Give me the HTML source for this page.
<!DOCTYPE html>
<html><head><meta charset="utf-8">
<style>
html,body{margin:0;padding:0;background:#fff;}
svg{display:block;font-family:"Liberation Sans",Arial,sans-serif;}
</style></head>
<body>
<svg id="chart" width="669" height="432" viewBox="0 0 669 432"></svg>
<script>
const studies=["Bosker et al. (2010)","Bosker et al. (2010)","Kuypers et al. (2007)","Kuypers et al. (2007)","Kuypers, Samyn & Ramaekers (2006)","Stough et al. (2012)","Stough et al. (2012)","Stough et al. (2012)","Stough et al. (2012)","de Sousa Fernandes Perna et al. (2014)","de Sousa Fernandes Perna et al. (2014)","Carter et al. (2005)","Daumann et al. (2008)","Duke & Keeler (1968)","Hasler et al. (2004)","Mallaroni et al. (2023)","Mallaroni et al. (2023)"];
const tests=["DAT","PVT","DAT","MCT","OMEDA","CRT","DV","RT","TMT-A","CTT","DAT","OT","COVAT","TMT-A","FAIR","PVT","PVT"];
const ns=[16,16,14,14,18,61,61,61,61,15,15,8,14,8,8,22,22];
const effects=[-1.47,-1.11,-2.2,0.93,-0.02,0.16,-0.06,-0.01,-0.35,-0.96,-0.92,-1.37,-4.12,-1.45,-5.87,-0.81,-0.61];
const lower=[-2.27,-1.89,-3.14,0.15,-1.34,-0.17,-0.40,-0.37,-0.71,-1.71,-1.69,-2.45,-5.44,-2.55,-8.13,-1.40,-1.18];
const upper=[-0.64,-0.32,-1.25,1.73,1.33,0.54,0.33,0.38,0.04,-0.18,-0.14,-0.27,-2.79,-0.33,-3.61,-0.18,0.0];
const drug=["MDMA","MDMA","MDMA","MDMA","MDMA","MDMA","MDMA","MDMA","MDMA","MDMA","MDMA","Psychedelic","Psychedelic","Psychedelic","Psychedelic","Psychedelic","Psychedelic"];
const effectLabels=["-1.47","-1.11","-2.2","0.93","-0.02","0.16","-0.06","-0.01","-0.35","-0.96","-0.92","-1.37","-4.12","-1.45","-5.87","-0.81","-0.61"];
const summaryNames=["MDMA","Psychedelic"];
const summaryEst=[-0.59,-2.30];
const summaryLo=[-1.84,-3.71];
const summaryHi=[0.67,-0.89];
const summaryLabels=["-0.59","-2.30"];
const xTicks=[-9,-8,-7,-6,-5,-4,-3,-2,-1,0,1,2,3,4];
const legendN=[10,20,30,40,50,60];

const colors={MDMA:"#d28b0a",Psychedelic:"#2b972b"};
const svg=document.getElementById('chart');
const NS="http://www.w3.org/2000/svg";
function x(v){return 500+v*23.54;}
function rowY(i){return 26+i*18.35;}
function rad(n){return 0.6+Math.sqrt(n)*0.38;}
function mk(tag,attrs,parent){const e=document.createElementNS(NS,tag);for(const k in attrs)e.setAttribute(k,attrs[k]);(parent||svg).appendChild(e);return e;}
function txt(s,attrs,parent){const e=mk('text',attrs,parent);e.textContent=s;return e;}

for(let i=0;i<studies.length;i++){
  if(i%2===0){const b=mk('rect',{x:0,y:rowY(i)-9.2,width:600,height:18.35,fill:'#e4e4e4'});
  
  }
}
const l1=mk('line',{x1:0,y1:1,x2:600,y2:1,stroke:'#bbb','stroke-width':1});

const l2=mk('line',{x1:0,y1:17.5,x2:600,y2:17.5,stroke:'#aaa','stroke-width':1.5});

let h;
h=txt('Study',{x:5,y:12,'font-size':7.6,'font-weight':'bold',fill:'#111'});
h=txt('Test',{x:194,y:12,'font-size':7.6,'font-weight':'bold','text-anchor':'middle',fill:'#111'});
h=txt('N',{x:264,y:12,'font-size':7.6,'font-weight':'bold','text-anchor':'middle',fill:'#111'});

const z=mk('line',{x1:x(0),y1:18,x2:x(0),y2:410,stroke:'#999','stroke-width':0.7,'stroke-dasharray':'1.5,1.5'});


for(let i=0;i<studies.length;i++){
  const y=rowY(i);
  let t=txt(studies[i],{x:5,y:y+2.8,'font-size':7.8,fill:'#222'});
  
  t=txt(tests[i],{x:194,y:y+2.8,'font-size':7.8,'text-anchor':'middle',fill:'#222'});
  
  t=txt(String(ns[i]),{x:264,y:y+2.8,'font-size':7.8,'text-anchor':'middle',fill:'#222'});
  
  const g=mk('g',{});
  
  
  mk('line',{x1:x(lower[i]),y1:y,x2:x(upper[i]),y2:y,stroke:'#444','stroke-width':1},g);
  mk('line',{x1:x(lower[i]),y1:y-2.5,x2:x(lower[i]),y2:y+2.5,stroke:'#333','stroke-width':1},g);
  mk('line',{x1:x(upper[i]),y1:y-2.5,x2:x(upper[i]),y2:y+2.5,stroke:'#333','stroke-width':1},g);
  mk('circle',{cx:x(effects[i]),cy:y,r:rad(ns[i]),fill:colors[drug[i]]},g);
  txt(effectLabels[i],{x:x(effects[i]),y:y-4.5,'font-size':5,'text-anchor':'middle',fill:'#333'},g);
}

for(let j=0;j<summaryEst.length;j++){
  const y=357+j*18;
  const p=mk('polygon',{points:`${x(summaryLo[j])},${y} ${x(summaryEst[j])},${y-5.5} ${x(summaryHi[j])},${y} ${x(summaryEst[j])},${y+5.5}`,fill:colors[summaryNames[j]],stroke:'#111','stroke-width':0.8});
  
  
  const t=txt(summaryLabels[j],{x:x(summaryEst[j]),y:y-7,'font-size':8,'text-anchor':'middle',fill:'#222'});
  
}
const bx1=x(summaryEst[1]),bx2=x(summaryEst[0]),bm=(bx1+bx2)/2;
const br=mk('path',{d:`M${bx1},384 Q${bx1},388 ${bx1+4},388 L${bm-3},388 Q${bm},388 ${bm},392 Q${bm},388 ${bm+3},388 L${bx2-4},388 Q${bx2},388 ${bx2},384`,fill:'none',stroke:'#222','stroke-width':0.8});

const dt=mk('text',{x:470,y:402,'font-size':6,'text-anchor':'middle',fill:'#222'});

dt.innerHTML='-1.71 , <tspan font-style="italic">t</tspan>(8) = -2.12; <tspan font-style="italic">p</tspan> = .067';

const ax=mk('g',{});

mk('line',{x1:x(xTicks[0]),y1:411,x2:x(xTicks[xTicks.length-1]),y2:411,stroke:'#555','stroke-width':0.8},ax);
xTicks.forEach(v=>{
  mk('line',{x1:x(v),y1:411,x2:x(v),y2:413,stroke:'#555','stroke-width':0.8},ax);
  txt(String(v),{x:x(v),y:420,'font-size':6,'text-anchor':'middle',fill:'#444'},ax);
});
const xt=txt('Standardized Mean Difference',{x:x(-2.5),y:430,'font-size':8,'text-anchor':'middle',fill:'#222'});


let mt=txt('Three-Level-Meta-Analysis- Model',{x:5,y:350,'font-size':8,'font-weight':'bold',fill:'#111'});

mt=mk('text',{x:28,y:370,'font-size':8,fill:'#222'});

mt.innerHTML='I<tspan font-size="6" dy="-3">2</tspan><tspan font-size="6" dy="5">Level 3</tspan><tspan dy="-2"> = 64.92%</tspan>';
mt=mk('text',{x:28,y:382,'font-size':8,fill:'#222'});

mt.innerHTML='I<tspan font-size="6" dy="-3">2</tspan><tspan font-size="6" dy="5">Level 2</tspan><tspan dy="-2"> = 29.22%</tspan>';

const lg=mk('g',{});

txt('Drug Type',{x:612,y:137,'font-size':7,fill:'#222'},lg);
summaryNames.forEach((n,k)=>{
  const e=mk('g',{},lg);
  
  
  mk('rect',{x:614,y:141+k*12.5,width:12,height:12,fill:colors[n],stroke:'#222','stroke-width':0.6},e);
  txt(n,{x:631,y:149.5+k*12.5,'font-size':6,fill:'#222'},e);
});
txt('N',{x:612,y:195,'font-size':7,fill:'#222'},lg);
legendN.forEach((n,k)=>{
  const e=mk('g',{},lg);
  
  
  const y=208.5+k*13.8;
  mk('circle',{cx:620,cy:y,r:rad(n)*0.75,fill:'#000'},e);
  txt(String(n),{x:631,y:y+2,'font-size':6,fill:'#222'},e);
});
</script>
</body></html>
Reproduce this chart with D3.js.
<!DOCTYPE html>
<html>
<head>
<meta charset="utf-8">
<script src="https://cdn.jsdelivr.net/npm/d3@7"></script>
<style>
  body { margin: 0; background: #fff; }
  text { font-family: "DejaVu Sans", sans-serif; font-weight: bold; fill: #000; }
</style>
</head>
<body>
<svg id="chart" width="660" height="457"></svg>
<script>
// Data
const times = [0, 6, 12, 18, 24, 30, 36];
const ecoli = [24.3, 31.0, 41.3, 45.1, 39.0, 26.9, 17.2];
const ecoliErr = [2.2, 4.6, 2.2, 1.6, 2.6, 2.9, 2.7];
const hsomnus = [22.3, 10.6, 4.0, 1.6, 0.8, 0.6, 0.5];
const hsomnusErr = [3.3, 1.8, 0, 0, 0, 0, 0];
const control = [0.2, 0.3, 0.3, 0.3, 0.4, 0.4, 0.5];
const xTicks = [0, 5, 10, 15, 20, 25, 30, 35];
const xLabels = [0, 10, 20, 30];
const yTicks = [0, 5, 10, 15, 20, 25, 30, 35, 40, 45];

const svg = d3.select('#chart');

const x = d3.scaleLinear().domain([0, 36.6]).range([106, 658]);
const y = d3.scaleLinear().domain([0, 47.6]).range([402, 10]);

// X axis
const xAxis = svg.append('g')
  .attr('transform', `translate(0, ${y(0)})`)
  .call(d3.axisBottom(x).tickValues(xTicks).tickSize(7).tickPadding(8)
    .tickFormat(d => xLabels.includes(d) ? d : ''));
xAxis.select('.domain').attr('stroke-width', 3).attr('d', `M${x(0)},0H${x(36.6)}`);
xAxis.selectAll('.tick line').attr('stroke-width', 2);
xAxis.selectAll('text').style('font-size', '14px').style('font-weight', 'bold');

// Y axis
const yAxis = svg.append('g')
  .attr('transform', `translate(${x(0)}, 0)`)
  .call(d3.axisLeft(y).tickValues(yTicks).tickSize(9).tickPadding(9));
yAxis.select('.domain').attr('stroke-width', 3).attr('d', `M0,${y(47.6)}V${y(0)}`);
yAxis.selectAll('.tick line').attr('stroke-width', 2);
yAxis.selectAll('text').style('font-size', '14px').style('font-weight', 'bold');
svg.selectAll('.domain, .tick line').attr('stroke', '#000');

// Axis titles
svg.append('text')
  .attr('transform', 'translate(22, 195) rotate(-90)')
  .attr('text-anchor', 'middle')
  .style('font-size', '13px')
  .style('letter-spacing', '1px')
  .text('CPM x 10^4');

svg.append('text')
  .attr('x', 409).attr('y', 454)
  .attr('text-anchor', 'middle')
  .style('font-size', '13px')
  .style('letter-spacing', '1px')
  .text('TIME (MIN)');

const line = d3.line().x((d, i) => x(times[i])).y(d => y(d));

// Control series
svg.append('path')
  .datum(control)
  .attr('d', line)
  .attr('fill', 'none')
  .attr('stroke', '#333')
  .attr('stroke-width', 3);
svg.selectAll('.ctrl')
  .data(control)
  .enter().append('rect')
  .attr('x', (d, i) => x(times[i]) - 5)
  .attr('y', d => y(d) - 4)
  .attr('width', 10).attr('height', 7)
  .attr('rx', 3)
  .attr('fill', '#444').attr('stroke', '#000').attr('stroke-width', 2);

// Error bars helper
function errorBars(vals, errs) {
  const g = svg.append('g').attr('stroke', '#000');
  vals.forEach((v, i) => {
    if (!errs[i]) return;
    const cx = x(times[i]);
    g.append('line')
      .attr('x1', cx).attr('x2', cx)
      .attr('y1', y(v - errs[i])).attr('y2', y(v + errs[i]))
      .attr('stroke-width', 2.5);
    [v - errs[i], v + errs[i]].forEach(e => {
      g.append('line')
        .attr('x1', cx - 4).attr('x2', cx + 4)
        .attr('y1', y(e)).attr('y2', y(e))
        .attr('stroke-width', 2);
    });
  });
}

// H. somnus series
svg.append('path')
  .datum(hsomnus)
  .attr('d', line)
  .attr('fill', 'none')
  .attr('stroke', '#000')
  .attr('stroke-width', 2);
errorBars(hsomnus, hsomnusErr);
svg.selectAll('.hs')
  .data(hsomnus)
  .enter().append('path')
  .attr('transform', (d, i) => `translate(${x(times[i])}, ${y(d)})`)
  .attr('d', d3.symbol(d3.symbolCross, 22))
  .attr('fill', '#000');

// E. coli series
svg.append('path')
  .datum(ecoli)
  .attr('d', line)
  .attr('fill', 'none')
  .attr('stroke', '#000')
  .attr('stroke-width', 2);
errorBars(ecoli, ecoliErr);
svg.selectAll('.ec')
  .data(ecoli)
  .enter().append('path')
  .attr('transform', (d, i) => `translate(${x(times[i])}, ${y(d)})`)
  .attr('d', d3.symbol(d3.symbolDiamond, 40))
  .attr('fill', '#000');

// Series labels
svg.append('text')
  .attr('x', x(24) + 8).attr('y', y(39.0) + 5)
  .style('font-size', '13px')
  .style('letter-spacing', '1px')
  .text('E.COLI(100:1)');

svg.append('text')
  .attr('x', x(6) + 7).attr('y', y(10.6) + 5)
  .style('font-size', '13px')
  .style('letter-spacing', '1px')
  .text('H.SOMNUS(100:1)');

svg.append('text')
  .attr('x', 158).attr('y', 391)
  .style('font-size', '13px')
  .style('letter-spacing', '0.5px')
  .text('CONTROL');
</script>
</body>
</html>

▸ AIM OF THE EXERCISE: Begin with the first line of the records and reproduce each line as is, ending with the line that holds "const legendN=[10,20,30,40,50,60];".

▸ RESPONSE:
Give me the HTML source for this page.
<!DOCTYPE html>
<html><head><meta charset="utf-8">
<style>
html,body{margin:0;padding:0;background:#fff;}
svg{display:block;font-family:"Liberation Sans",Arial,sans-serif;}
</style></head>
<body>
<svg id="chart" width="669" height="432" viewBox="0 0 669 432"></svg>
<script>
const studies=["Bosker et al. (2010)","Bosker et al. (2010)","Kuypers et al. (2007)","Kuypers et al. (2007)","Kuypers, Samyn & Ramaekers (2006)","Stough et al. (2012)","Stough et al. (2012)","Stough et al. (2012)","Stough et al. (2012)","de Sousa Fernandes Perna et al. (2014)","de Sousa Fernandes Perna et al. (2014)","Carter et al. (2005)","Daumann et al. (2008)","Duke & Keeler (1968)","Hasler et al. (2004)","Mallaroni et al. (2023)","Mallaroni et al. (2023)"];
const tests=["DAT","PVT","DAT","MCT","OMEDA","CRT","DV","RT","TMT-A","CTT","DAT","OT","COVAT","TMT-A","FAIR","PVT","PVT"];
const ns=[16,16,14,14,18,61,61,61,61,15,15,8,14,8,8,22,22];
const effects=[-1.47,-1.11,-2.2,0.93,-0.02,0.16,-0.06,-0.01,-0.35,-0.96,-0.92,-1.37,-4.12,-1.45,-5.87,-0.81,-0.61];
const lower=[-2.27,-1.89,-3.14,0.15,-1.34,-0.17,-0.40,-0.37,-0.71,-1.71,-1.69,-2.45,-5.44,-2.55,-8.13,-1.40,-1.18];
const upper=[-0.64,-0.32,-1.25,1.73,1.33,0.54,0.33,0.38,0.04,-0.18,-0.14,-0.27,-2.79,-0.33,-3.61,-0.18,0.0];
const drug=["MDMA","MDMA","MDMA","MDMA","MDMA","MDMA","MDMA","MDMA","MDMA","MDMA","MDMA","Psychedelic","Psychedelic","Psychedelic","Psychedelic","Psychedelic","Psychedelic"];
const effectLabels=["-1.47","-1.11","-2.2","0.93","-0.02","0.16","-0.06","-0.01","-0.35","-0.96","-0.92","-1.37","-4.12","-1.45","-5.87","-0.81","-0.61"];
const summaryNames=["MDMA","Psychedelic"];
const summaryEst=[-0.59,-2.30];
const summaryLo=[-1.84,-3.71];
const summaryHi=[0.67,-0.89];
const summaryLabels=["-0.59","-2.30"];
const xTicks=[-9,-8,-7,-6,-5,-4,-3,-2,-1,0,1,2,3,4];
const legendN=[10,20,30,40,50,60];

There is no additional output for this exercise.